((

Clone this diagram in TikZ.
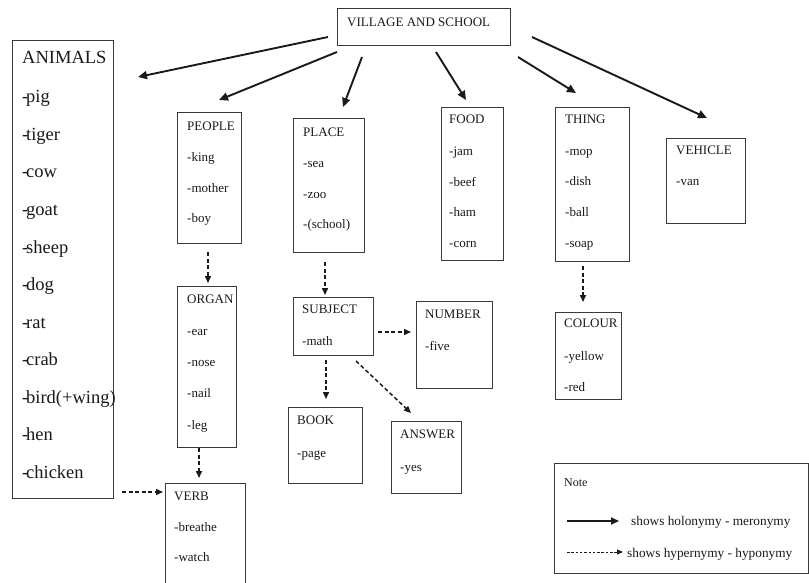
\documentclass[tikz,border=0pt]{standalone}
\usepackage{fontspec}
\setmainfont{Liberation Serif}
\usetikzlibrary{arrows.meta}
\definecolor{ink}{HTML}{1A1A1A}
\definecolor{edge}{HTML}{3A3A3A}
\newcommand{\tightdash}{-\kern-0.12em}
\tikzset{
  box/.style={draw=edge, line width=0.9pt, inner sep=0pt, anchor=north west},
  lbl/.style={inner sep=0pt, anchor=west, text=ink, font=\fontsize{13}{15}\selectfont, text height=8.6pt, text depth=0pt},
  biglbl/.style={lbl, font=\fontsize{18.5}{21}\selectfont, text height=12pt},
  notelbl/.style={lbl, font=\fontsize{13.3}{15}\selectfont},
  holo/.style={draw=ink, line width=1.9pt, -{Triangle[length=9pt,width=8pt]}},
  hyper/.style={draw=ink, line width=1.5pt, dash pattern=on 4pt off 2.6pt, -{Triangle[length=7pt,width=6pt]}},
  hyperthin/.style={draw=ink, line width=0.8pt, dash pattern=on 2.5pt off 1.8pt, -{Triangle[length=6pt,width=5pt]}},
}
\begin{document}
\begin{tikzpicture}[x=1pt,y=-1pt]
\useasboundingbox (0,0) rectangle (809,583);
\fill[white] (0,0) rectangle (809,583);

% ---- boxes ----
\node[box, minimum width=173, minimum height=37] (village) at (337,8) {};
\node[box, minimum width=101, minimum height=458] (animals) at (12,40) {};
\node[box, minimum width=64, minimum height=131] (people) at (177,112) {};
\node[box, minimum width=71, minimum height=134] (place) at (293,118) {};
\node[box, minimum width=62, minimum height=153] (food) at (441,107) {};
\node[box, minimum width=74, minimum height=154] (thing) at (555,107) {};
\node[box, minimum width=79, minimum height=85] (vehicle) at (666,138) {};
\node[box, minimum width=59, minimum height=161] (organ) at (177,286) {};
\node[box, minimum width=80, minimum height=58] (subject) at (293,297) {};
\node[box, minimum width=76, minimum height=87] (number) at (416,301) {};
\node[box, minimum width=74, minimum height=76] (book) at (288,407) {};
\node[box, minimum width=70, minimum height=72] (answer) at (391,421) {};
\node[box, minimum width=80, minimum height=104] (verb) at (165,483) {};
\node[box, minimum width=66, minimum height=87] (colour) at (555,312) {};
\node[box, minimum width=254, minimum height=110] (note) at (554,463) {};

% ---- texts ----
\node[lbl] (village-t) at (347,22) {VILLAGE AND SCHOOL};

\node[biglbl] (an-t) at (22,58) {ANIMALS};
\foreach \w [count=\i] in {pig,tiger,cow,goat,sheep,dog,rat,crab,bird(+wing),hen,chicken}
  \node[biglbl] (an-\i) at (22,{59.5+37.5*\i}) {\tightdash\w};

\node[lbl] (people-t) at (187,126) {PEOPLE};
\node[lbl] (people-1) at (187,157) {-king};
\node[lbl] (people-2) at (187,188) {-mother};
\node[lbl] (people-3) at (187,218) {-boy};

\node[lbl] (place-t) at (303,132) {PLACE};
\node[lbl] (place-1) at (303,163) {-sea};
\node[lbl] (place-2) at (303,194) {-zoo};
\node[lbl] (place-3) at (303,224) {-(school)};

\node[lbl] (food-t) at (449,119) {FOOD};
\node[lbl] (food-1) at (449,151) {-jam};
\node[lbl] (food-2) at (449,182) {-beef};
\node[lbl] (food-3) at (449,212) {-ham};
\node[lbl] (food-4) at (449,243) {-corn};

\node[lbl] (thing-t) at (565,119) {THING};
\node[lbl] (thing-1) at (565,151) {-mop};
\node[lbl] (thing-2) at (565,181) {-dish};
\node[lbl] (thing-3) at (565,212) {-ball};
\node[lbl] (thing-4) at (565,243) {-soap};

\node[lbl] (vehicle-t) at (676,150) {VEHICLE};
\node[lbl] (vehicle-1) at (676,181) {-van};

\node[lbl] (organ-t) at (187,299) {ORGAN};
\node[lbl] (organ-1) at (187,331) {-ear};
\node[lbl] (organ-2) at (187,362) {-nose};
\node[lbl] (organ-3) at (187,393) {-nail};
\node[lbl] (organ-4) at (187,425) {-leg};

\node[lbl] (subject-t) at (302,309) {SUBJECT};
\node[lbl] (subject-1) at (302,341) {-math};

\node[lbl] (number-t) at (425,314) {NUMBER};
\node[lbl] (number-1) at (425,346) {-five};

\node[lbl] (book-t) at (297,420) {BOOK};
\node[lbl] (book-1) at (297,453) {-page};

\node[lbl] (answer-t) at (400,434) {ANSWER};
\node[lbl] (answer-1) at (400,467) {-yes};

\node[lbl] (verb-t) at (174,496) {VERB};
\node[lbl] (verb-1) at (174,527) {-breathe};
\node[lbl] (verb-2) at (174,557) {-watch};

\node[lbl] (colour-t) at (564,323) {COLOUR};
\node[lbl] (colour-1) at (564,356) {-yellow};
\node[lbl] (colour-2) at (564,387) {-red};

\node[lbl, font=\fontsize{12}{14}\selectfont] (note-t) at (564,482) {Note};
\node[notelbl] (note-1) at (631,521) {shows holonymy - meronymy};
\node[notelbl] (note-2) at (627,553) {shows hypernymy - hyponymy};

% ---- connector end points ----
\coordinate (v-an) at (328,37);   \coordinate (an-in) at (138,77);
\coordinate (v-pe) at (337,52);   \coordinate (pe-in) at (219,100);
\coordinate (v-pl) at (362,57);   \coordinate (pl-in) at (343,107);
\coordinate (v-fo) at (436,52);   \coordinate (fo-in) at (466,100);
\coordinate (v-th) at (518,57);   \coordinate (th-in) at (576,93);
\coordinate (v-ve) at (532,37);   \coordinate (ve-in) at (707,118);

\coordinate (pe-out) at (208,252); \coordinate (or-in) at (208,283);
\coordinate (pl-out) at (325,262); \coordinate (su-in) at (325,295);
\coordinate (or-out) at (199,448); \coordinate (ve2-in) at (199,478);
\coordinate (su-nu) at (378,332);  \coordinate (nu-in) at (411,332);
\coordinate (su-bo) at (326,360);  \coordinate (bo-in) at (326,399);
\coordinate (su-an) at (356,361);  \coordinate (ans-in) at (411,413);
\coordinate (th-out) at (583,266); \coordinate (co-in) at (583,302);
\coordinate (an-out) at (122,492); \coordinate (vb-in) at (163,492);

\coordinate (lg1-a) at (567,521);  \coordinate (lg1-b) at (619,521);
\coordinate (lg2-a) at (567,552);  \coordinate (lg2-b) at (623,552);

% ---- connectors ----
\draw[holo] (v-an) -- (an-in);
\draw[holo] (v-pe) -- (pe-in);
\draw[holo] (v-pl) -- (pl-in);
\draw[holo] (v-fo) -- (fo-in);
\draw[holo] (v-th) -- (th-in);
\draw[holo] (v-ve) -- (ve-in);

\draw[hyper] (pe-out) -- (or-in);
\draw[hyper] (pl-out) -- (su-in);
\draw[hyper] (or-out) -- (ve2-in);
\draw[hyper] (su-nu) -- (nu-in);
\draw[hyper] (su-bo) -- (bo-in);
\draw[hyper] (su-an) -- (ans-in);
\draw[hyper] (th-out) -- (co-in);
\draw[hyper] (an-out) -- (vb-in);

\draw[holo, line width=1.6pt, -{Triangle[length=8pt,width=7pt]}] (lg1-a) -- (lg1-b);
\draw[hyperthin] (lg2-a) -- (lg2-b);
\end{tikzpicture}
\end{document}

))
((

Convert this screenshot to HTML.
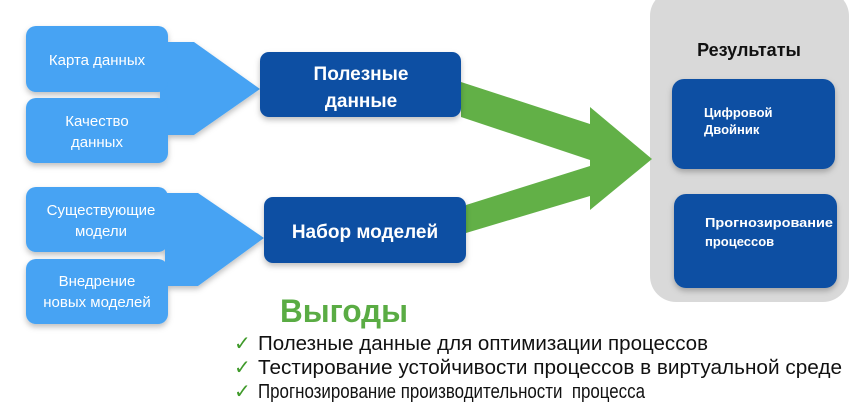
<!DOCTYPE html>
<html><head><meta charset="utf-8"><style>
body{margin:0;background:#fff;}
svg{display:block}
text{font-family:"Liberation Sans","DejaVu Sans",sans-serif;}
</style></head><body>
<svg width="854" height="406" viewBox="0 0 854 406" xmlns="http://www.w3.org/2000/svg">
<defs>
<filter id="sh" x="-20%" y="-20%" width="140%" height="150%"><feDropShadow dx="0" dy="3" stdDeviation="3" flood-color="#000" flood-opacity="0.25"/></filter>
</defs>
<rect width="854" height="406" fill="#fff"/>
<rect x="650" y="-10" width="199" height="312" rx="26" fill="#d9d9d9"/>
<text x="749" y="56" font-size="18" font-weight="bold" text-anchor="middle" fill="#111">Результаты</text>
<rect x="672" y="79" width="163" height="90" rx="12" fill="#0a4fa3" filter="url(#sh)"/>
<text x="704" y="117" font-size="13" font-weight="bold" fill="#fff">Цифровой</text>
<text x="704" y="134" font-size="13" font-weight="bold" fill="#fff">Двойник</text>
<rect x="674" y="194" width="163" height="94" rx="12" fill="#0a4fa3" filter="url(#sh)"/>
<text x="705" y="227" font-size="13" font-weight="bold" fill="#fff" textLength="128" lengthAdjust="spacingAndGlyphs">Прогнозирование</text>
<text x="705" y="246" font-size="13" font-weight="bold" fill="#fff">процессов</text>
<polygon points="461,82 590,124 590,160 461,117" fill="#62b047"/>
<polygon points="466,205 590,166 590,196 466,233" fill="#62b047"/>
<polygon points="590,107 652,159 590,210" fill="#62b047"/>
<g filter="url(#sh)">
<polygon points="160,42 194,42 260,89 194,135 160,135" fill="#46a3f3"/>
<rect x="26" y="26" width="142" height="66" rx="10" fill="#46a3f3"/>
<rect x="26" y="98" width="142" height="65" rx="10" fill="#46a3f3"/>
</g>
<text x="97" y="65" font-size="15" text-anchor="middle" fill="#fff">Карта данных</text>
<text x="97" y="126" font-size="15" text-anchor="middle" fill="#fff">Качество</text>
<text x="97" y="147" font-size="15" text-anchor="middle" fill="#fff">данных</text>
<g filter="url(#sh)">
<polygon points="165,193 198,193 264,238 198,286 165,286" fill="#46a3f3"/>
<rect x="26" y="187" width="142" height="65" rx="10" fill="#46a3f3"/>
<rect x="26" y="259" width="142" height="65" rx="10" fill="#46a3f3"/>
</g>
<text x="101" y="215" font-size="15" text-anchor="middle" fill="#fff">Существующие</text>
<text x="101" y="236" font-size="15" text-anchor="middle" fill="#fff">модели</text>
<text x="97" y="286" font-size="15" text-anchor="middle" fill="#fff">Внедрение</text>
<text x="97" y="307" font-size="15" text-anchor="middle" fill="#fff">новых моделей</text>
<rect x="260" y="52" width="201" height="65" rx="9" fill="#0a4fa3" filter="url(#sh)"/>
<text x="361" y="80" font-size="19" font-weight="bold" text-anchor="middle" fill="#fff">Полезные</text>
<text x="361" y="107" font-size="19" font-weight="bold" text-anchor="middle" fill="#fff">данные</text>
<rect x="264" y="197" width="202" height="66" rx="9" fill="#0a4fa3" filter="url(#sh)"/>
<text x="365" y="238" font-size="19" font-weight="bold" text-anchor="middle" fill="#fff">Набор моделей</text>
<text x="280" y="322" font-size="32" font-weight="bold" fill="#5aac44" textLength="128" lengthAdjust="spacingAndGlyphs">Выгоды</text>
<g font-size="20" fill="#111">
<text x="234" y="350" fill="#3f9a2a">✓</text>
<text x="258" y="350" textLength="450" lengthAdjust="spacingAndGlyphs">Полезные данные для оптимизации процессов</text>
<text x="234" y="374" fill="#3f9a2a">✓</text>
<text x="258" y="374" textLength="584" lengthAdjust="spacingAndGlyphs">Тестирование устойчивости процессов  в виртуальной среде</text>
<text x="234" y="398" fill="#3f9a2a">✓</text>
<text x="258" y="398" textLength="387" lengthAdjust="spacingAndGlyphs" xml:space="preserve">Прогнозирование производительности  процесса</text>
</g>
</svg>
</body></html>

))
((

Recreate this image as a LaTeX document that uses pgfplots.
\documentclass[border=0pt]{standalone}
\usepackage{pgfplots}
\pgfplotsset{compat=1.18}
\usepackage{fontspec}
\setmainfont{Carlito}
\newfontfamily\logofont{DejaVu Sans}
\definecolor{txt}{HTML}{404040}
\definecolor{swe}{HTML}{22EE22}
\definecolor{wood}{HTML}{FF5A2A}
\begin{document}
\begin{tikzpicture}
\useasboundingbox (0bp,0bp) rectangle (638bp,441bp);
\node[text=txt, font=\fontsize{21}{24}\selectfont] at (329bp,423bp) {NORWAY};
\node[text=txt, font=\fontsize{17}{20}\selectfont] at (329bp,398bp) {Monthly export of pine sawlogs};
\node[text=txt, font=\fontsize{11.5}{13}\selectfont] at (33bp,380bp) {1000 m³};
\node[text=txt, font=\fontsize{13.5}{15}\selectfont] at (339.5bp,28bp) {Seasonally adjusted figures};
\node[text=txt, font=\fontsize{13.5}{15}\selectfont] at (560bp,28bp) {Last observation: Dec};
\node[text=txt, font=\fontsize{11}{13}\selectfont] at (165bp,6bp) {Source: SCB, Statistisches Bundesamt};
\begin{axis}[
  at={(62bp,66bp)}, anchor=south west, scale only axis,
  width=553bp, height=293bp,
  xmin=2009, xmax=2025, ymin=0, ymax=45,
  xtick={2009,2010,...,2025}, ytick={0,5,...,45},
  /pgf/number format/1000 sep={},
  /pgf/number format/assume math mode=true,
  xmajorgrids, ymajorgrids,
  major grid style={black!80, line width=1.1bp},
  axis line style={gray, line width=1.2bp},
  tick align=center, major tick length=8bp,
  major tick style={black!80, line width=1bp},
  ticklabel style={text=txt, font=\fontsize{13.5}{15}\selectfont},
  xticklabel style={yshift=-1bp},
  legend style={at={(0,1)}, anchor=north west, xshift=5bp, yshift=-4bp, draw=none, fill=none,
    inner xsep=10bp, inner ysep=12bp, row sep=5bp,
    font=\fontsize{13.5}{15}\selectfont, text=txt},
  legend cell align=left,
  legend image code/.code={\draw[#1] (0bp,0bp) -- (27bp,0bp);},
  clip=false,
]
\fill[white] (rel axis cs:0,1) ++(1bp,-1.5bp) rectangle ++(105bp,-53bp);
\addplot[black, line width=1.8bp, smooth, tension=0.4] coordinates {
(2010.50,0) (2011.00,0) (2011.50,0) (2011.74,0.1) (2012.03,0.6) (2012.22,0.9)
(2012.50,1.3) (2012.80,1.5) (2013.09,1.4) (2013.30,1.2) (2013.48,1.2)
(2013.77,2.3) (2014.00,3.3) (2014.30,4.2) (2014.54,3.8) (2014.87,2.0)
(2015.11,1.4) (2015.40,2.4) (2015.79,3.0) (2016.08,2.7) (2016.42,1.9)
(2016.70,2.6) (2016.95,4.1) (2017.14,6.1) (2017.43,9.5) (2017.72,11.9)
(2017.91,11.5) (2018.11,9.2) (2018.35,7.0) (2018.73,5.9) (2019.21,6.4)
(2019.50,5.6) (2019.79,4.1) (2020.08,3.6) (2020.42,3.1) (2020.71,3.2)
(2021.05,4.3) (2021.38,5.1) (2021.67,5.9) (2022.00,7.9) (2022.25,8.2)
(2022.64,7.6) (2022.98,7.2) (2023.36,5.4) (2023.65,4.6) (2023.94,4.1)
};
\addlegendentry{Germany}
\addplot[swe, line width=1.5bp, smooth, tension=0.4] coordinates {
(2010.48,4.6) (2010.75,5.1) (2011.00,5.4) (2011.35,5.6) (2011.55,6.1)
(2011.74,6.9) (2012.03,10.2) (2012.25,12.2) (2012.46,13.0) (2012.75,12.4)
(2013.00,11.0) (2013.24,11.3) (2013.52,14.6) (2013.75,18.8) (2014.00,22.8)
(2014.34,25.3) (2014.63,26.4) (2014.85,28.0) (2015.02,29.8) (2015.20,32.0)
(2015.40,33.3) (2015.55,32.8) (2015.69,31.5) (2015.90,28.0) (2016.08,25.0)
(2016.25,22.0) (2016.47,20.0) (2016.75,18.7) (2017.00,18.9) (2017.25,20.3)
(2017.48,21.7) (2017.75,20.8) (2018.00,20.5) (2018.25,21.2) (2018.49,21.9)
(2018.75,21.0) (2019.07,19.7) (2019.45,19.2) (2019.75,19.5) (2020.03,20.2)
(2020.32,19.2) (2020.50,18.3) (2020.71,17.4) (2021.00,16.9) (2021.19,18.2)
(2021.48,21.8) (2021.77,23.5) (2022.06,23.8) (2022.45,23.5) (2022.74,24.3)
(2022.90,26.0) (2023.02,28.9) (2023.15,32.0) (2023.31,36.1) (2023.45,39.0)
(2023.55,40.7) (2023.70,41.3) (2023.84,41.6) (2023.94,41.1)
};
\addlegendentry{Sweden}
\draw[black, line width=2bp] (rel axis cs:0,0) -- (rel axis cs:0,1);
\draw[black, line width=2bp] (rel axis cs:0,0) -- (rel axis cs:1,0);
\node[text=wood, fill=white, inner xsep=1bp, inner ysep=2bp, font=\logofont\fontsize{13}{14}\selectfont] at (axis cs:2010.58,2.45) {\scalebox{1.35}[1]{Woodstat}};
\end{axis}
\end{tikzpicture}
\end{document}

))

* _Written problem_: Tally the lines in the listing that hold "image" and report the number alone.

* _Exercise answer_: 2